Water Supply Contracts

Water supplies managed by LCRA are divided into firm and interruptible water. Firm water is available even during a severe drought. During water shortages, interruptible water, which is mostly used for agriculture, is cut back or cut off.

LCRA sells water to customers through contracts and resolutions approved by the LCRA Board of Directors.


Water uses under LCRA's water sale contracts include: municipal, irrigation, industrial, agricultural, recreational, domestic use and other beneficial uses authorized by law.

LCRA's rate for firm water used is currently $175 an acre-foot per year. LCRA's rate for firm water reserved for future use is $87.50 an acre-foot per year. The reservation fee helps pay LCRA's cost of storing and managing reserved water supplies. The total amount of water under contract with LCRA sets the Maximum Annual Quantity (MAQ).
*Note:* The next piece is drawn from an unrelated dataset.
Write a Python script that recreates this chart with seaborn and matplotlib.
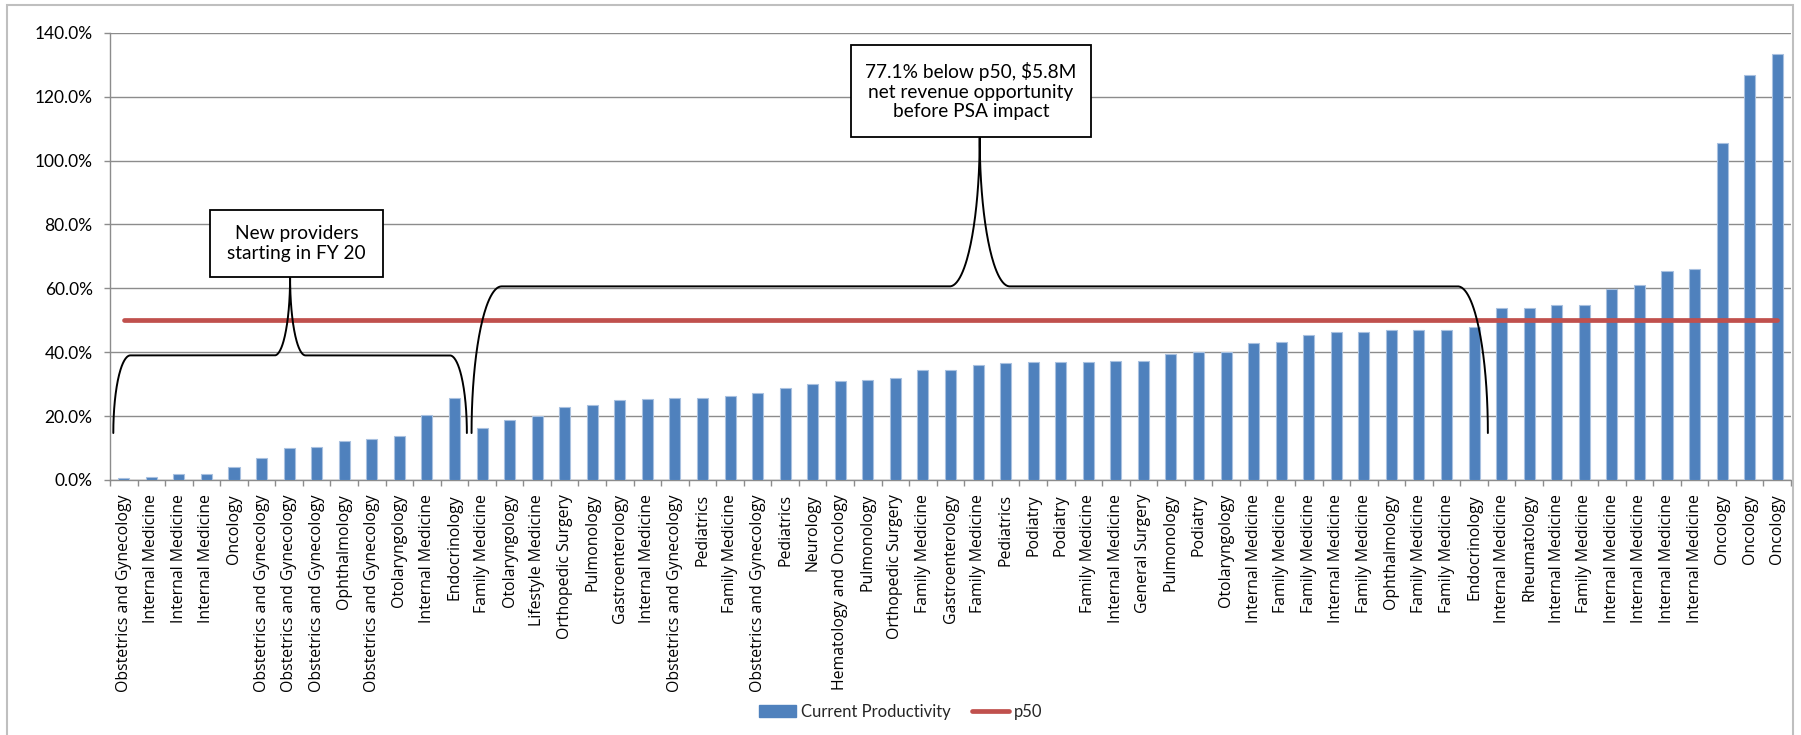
import numpy as np
import pandas as pd
import matplotlib
matplotlib.use("Agg")
import matplotlib.pyplot as plt
from matplotlib.patches import Rectangle, Patch
from matplotlib.lines import Line2D
import seaborn as sns

# Provider specialties, sorted by current productivity
specialties = [
    "Obstetrics and Gynecology", "Internal Medicine", "Internal Medicine", "Internal Medicine",
    "Oncology", "Obstetrics and Gynecology", "Obstetrics and Gynecology", "Obstetrics and Gynecology",
    "Ophthalmology", "Obstetrics and Gynecology", "Otolaryngology", "Internal Medicine",
    "Endocrinology", "Family Medicine", "Otolaryngology", "Lifestyle Medicine",
    "Orthopedic Surgery", "Pulmonology", "Gastroenterology", "Internal Medicine",
    "Obstetrics and Gynecology", "Pediatrics", "Family Medicine", "Obstetrics and Gynecology",
    "Pediatrics", "Neurology", "Hematology and Oncology", "Pulmonology",
    "Orthopedic Surgery", "Family Medicine", "Gastroenterology", "Family Medicine",
    "Pediatrics", "Podiatry", "Podiatry", "Family Medicine",
    "Internal Medicine", "General Surgery", "Pulmonology", "Podiatry",
    "Otolaryngology", "Internal Medicine", "Family Medicine", "Family Medicine",
    "Internal Medicine", "Family Medicine", "Ophthalmology", "Family Medicine",
    "Family Medicine", "Endocrinology", "Internal Medicine", "Rheumatology",
    "Internal Medicine", "Family Medicine", "Internal Medicine", "Internal Medicine",
    "Internal Medicine", "Internal Medicine", "Oncology", "Oncology", "Oncology",
]

# Current productivity (% of benchmark)
productivity = [
    0.5, 0.9, 1.9, 1.9, 4.0, 6.9, 9.9, 10.3, 12.1, 12.8, 13.8, 20.5, 25.7,
    16.3, 18.9, 19.9, 22.7, 23.5,
    25.0, 25.4, 25.8, 25.8, 26.3, 27.1, 28.9, 30.1, 30.9, 31.4, 31.8, 34.4, 34.4,
    36.0, 36.5, 36.9, 36.9, 36.9, 37.3, 37.3, 39.4, 40.0,
    40.0, 42.8, 43.2, 45.4, 46.3, 46.3, 47.1, 47.1, 47.1, 47.9, 53.9, 53.9,
    54.8, 54.8, 59.9, 61.1, 65.4, 65.9, 105.5, 126.9, 133.3,
]

p50_value = 50.0
y_ticks = [0, 20, 40, 60, 80, 100, 120, 140]

BLUE = "#4F81BD"
RED = "#C0504D"
GRID = "#8C8C8C"

sns.set_theme(style="white")
plt.rcParams["font.family"] = ["Lato", "DejaVu Sans"]

n = len(productivity)
pos = np.arange(n)
df = pd.DataFrame({"pos": pos, "value": productivity, "p50": np.full(n, p50_value)})

fig = plt.figure(figsize=(18.01, 7.35), dpi=100)
ax = fig.add_axes([110 / 1801, 1 - 480 / 735, (1791 - 110) / 1801, (480 - 32.7) / 735])

sns.barplot(data=df, x="pos", y="value", color=BLUE, width=0.4, saturation=1,
            edgecolor="#A9C1E0", linewidth=0.8, ax=ax, zorder=3)
sns.lineplot(data=df, x="pos", y="p50", color=RED, linewidth=3.4, ax=ax, zorder=4,
             solid_capstyle="round")

ax.set_xlim(-0.5, n - 0.5)
ax.set_ylim(0, 140)
ax.set_xlabel("")
ax.set_ylabel("")

# y axis
ax.set_yticks(y_ticks)
ax.set_yticklabels([f"{t:.1f}%" for t in y_ticks], fontsize=12.5, color="black")
ax.tick_params(axis="y", which="major", length=4.5, width=1, color=GRID, pad=8, left=True)
ax.yaxis.grid(True, color=GRID, linewidth=1.0, zorder=0)
ax.set_axisbelow(True)

# x axis: labels centered on bars, tick marks between bars
ax.set_xticks(pos)
ax.set_xticklabels(specialties, rotation=90, fontsize=11.4, color="black",
                   family=["Open Sans", "DejaVu Sans"])
ax.set_xticks(np.arange(-0.5, n, 1.0), minor=True)
ax.tick_params(axis="x", which="major", length=0, pad=10)
ax.tick_params(axis="x", which="minor", length=4.5, width=1, color=GRID, bottom=True)

for side in ["top", "right"]:
    ax.spines[side].set_visible(False)
for side in ["left", "bottom"]:
    ax.spines[side].set_color(GRID)
    ax.spines[side].set_linewidth(1.0)


def brace(ax, x0, x1, yb, yh, ytip, rx_end, rx_mid):
    """Curly brace from (x0, yb) to (x1, yb), flat at yh, pointing up to ytip."""
    t = np.linspace(0, np.pi / 2, 60)
    xc = (x0 + x1) / 2
    # left end corner
    lx1 = x0 + rx_end * (1 - np.cos(t))
    ly1 = yb + (yh - yb) * np.sin(t)
    # left half of the tip
    lx2 = xc - rx_mid * (1 - np.sin(t))
    ly2 = yh + (ytip - yh) * (1 - np.cos(t))
    left_x = np.concatenate([lx1, lx2])
    left_y = np.concatenate([ly1, ly2])
    right_x = 2 * xc - left_x[::-1]
    right_y = left_y[::-1]
    ax.plot(np.concatenate([left_x, right_x]), np.concatenate([left_y, right_y]),
            color="black", linewidth=1.4, zorder=6, solid_joinstyle="round")


def callout(ax, x0, x1, y0, y1, text):
    ax.add_patch(Rectangle((x0, y0), x1 - x0, y1 - y0, facecolor="white",
                           edgecolor="black", linewidth=1.3, zorder=7))
    ax.text((x0 + x1) / 2, (y0 + y1) / 2, text, ha="center", va="center",
            fontsize=13.8, linespacing=1.2, zorder=8, color="black")


brace(ax, -0.38, 12.45, 14.7, 39.0, 63.4, 0.62, 0.56)
brace(ax, 12.62, 49.5, 14.7, 60.6, 107.2, 1.09, 1.09)
callout(ax, 3.13, 9.41, 63.4, 84.4, "New providers\nstarting in FY 20")
callout(ax, 26.39, 35.1, 107.2, 136.25,
        "77.1% below p50, $5.8M\nnet revenue opportunity\nbefore PSA impact")

handles = [Patch(facecolor=BLUE, edgecolor=BLUE, label="Current Productivity"),
           Line2D([0], [0], color=RED, linewidth=3.4, label="p50")]
fig.legend(handles=handles, loc="center", bbox_to_anchor=(0.5, 1 - 712 / 735),
           ncol=2, frameon=False, fontsize=12, handlelength=2.2, handleheight=0.7,
           handletextpad=0.3, columnspacing=1.3)

# chart area border
fig.patches.append(Rectangle((7 / 1801, -0.01), (1793 - 7) / 1801, 1.01 - 5 / 735,
                             transform=fig.transFigure, fill=False,
                             edgecolor="#BFBFBF", linewidth=1.5))

fig.savefig("out.png", dpi=100, facecolor="white")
LCRA's rate for use in excess of the MAQ – known as the firm water inverted block fee – is $350 an acre-foot per year.


Municipal, industrial and other firm uses:
In order to secure a firm water supply contract from the Highland Lakes or the lower Colorado River, LCRA requires customers such as municipalities and golf courses to secure a contract.


Domestic use:
LCRA offers residential property owners contracts to pump water for domestic use from one of the Highland Lakes through the Highland Lakes Domestic Use Contract Program. The contracts are for three years and up to 10 acre-feet of water per year. These are firm water contracts.


Temporary raw water use:
LCRA offers temporary water contracts for up to 10 acre-feet per year for up to three years. There is a different contract and application process for temporary contracts more than 10 acre-feet per year or longer than three years.


Agricultural irrigation:

LCRA’s rate for 2015 first crop in the Garwood Irrigation Division is $41.30 or $48.95 per acre-foot delivered, depending on the customer’s location in the canal system.


Water conservation planning

Water users other than domestic use and temporary customers are required to develop a water conservation plan. LCRA customers also are encouraged to adopt and implement elements of the LCRA Conservation Landscape Best Management Practices.


Drought planning

Municipal retail, wholesale and all non-LCRA irrigation division customers are required to implement a drought contingency plan. LCRA must approve the plans before a water sale contract can be executed.



Need more information? Contact us through Ask LCRA.

Temporary Amendment to Drought Contingency Plan

LCRA's Drought Contingency Plan (DCP) is in Chapter 4 of LCRA's Water Management Plan. In November 2013, the LCRA Board adopted a temporary amendment to the DCP that requires firm customers to implement maximum once-a-week watering schedules. The maximum once-per-week watering schedule will remain in effect until the combined storage of lakes Travis and Buchanan increases to more than 1.1 million acre-feet.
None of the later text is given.